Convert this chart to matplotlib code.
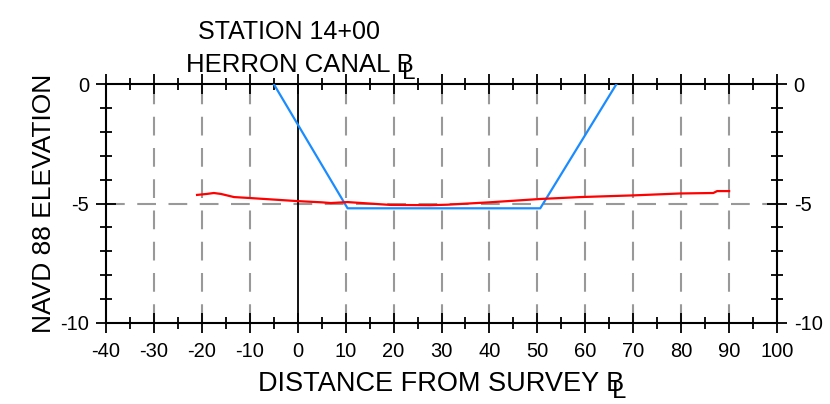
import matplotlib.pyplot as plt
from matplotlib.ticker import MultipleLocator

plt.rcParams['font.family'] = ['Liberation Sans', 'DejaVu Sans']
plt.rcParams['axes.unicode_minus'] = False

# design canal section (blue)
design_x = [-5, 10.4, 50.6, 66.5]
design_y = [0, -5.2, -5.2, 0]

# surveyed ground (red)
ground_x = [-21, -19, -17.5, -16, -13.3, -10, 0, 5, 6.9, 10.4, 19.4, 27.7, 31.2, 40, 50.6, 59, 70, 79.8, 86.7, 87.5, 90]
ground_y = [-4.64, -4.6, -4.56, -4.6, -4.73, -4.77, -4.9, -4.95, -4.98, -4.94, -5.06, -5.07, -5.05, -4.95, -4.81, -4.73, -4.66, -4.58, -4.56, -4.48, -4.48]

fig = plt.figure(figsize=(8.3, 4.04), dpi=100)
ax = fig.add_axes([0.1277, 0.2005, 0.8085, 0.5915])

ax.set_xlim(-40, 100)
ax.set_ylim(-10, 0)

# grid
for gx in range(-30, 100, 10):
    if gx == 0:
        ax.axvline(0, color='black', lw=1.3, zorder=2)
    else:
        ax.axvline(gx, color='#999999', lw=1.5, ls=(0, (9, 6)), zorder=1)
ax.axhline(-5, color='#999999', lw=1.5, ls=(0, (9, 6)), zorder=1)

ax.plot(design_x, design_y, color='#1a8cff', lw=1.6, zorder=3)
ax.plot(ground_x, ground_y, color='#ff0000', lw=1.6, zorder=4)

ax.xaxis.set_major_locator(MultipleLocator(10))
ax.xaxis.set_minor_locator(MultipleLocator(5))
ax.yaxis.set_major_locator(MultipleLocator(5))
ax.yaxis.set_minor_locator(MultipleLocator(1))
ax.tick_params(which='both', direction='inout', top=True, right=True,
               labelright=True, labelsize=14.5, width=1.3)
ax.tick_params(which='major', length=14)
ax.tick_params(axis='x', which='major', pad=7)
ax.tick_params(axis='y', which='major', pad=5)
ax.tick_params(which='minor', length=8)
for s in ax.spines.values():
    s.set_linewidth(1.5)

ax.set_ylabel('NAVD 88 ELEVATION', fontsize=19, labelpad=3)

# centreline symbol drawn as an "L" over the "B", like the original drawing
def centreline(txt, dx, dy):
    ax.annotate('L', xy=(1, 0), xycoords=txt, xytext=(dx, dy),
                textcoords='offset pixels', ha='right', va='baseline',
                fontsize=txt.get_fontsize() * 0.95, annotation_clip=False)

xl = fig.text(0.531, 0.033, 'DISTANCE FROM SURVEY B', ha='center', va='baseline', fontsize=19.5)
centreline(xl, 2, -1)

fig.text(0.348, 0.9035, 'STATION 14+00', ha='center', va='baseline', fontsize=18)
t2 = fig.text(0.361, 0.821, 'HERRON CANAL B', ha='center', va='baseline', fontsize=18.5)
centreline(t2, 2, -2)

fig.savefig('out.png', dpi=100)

^^^^

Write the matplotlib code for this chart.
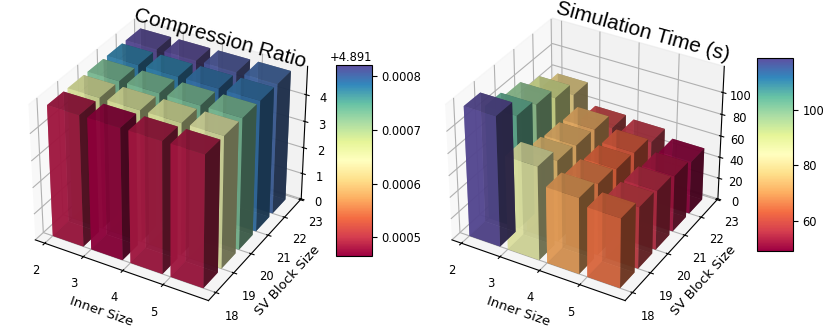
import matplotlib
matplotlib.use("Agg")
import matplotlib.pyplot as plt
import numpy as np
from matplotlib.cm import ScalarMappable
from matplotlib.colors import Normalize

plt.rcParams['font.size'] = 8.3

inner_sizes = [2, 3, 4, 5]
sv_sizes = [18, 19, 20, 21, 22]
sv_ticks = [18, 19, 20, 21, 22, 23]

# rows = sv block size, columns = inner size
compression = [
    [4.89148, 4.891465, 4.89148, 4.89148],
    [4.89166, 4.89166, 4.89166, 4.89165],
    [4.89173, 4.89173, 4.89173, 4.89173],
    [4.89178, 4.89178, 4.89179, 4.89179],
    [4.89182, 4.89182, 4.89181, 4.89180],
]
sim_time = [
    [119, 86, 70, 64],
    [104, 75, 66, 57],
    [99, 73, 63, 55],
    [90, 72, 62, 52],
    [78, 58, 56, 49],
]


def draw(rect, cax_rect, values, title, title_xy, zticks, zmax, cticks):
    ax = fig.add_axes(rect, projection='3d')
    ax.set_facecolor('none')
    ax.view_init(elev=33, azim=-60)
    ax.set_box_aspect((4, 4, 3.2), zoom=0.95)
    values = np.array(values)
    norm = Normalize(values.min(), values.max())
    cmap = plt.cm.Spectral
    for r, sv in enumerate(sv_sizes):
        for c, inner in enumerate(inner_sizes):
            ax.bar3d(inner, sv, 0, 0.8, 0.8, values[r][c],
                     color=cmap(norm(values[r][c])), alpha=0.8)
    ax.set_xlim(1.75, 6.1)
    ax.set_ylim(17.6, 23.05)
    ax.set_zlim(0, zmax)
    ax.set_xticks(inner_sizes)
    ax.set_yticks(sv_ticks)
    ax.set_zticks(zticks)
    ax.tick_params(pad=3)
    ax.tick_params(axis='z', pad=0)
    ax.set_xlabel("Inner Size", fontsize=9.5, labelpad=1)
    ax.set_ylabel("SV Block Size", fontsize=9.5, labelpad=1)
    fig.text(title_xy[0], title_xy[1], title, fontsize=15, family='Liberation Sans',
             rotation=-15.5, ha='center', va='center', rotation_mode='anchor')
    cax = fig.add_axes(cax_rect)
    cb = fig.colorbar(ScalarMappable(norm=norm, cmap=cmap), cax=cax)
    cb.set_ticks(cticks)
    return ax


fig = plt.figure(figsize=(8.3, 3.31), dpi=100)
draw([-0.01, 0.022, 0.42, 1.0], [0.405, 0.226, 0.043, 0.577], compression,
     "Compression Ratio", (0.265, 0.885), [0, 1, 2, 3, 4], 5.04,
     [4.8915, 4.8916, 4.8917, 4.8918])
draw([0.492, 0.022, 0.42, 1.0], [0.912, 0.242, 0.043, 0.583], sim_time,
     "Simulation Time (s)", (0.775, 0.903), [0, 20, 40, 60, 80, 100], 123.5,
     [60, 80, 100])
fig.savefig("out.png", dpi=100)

^^^^

## Given instruction
In the listing above, find the line containing "Write the matplotlib code for this chart." and the line containing "sv_ticks = [18, 19, 20, 21, 22, 23]". Print those two lines and every line between them exactly, with no pictures.

## Task answer
Write the matplotlib code for this chart.
import matplotlib
matplotlib.use("Agg")
import matplotlib.pyplot as plt
import numpy as np
from matplotlib.cm import ScalarMappable
from matplotlib.colors import Normalize

plt.rcParams['font.size'] = 8.3

inner_sizes = [2, 3, 4, 5]
sv_sizes = [18, 19, 20, 21, 22]
sv_ticks = [18, 19, 20, 21, 22, 23]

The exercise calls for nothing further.